Embedding View with Index

Encord Index incorporates embedding plots — a two-dimensional visualization technique employed to represent intricate, high-dimensional data in a more comprehensible and visually coherent manner. This technique reduces data dimensionality while preserving the inherent structure and patterns within the original data.

The embedding plot aids in identifying interesting/noteworthy clusters, inspecting outliers, and excluding unwanted samples.

Before you can use embedding plots with your custom embeddings, you need to configure your root Folder in Files.

To configure Folders for Embedding Plots:

  1. Go to Index > Files.

    A list of Folders available to you appears on the My Files page.
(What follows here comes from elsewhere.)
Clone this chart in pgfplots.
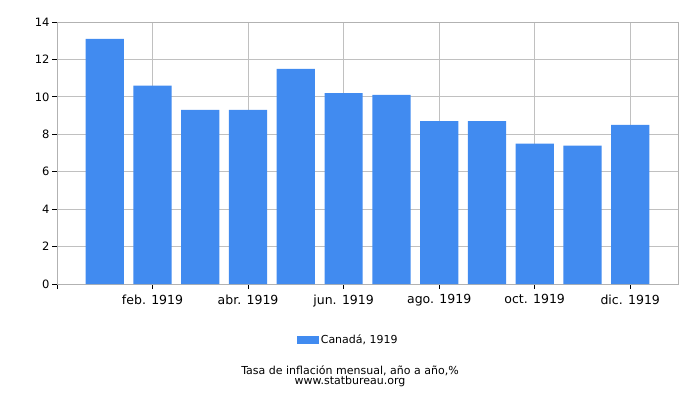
\documentclass[border=0pt]{standalone}
\usepackage{pgfplots}
\pgfplotsset{compat=1.18}
\usepackage{fontspec}
\setmainfont{DejaVu Sans}
\definecolor{barblue}{RGB}{65,139,240}
\definecolor{gridgray}{RGB}{192,192,192}
\definecolor{framegray}{RGB}{178,178,178}
\begin{document}
\begin{tikzpicture}[x=1pt,y=1pt]
\path (0,0) rectangle (700,400);
\begin{axis}[%
    at={(57pt,116pt)}, anchor=south west,
    scale only axis, width=621pt, height=262pt,
    xmin=-1, xmax=12, ymin=0, ymax=14,
    ytick={0,2,...,14},
    xtick={-1,1,3,5,7,9,11},
    xticklabels={,feb. 1919,abr. 1919,jun. 1919,ago. 1919,oct. 1919,dic. 1919},
    tick align=outside, tick pos=left,
    major tick length=5pt,
    tick style={black, line width=0.8pt},
    axis line style={framegray, line width=0.8pt},
    grid=major, grid style={gridgray, line width=0.8pt},
    /pgf/number format/assume math mode=true,
    yticklabel style={font=\fontsize{11.5}{11.5}\selectfont, xshift=1pt},
    xticklabel style={font=\fontsize{12.5}{12.5}\selectfont, yshift=-2pt},
    legend style={at={(0.469,-0.214)}, anchor=center, draw=none,
        font=\fontsize{11}{11}\selectfont},
    legend image code/.code={\fill[barblue] (0pt,-4pt) rectangle (22pt,4pt);},
    ]
\addplot[ybar, bar width=0.8, fill=barblue, draw=none] coordinates {
(0,13.1) (1,10.6) (2,9.3) (3,9.3) (4,11.5) (5,10.2)
(6,10.1) (7,8.7) (8,8.7) (9,7.5) (10,7.4) (11,8.5)
};
\addlegendentry{Canadá, 1919}
\end{axis}
\node[font=\fontsize{11}{10}\selectfont, align=center] at (350,24)
    {Tasa de inflación mensual, año a año,\%\\www.statbureau.org};
\end{tikzpicture}
\end{document}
  2. Do one of the following:

    • Select the check box for the Folder.
    • Click into the Folder.

    The Upgrade Folder button appears.

    Upgrade Folder

  3. Click Upgrade Folder.

    The Folder upgrades dialog appears.

  4. Expand the Custom Embeddings drop down.

    Select Custom Embeddings

  5. Select a custom embedding from the list.

  6. Click Add.

    The custom embedding appears under Custom Embeddings.

    You can add multiple embeddings. Only one embedding can be active in Index at a time.

  7. Expand your selected custom embedding.

    Configure Custom Embedding

  8. Select Embedding reduction.

  9. Click Save and process changes.

    A dialog appears informing you that the folder upgrade was successful.

    You are now ready to view Embedding Plots using your custom embeddings.

Use Custom Embedding Plots

Vibrant 2D data embedding plot highlighting data patterns and clusters

Notice how images are clustered around certain regions. By defining a rectangular area on the plot, users can quickly isolate and analyze data points within that defined region. This approach facilitates the exploration of commonalities among these samples.

Hover over clusters or individual data points on the plot to visually check frames.

Upon selecting a region, the content within the Explorer page adjusts accordingly. Various actions can be executed with the chosen group:

  • Use Collections to tag and group images.
  • Establish subsets similar to these and then conduct comparisons.